◆ **Task to complete**: Copy every line of the data that includes the string "this".

◆ **Extracted records**:
━━━━━━━━

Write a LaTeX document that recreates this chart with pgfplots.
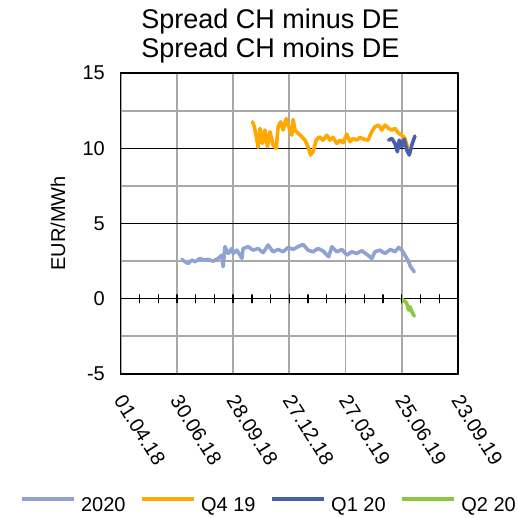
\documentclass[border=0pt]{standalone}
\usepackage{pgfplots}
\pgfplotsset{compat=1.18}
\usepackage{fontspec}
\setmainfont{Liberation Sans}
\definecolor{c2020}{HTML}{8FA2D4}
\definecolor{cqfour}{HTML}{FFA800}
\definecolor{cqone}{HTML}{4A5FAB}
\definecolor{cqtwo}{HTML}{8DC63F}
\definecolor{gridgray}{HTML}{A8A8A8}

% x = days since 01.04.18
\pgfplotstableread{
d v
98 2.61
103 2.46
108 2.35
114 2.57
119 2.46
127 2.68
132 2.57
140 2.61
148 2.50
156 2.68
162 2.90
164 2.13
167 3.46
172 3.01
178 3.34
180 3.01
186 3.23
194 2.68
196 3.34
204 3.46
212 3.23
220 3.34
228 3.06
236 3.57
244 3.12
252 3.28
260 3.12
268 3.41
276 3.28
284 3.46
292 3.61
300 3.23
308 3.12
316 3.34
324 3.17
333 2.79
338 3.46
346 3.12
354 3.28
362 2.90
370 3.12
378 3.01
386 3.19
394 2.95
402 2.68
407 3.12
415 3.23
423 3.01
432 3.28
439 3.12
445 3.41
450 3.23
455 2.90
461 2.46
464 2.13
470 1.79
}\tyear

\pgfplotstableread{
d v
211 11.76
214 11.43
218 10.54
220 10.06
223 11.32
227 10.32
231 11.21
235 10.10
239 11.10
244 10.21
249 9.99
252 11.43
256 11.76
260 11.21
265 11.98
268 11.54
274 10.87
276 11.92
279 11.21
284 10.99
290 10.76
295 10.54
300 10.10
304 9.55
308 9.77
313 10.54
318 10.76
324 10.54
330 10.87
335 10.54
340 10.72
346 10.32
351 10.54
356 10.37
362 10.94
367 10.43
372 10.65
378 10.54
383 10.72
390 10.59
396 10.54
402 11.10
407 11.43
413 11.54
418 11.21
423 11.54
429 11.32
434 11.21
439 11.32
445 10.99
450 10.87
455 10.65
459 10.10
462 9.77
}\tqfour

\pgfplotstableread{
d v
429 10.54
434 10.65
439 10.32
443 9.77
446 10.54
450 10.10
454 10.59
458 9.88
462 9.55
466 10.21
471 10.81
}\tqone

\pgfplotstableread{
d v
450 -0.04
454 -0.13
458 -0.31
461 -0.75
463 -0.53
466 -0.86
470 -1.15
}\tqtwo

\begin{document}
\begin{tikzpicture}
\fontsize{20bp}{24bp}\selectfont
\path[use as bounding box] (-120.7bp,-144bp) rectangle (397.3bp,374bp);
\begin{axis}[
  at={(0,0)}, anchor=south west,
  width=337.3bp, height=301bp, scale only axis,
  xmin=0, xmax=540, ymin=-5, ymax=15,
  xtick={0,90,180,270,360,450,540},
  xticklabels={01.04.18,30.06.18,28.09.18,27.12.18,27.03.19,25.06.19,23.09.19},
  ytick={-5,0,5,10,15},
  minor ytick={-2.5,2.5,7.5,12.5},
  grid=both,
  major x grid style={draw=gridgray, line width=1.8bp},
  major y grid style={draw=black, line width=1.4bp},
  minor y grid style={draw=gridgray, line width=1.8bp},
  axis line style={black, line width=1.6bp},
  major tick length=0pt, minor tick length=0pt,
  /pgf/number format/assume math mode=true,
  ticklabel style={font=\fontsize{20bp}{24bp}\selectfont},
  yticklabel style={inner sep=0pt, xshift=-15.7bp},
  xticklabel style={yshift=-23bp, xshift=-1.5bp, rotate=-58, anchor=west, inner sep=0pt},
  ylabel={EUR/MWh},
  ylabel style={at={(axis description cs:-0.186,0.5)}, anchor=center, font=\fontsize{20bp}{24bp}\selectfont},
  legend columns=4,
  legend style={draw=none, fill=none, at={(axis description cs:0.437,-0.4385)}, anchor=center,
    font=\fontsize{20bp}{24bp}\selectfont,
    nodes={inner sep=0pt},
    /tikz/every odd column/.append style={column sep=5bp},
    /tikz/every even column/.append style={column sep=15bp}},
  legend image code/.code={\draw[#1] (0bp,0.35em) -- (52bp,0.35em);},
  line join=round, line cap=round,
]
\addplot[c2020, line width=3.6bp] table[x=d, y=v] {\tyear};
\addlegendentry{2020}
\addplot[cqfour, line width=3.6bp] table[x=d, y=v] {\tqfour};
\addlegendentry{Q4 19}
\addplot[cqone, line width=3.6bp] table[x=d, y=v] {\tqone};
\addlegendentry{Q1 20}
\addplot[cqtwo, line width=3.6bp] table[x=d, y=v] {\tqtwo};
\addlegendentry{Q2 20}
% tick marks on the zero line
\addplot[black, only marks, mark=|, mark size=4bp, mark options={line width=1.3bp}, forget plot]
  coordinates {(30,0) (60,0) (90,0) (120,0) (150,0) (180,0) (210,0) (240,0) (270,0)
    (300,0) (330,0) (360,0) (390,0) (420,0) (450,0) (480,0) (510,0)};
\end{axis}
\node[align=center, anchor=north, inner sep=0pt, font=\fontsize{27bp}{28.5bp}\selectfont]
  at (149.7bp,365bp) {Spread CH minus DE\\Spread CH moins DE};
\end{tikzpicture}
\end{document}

━━━━━━━━

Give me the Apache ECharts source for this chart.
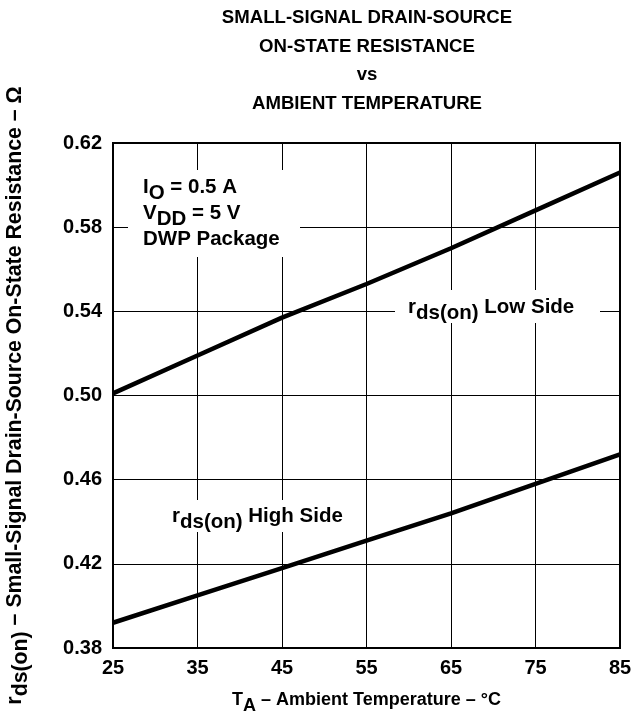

━━━━━━━━

◆ **Problem solution**:
Write a LaTeX document that recreates this chart with pgfplots.
Give me the Apache ECharts source for this chart.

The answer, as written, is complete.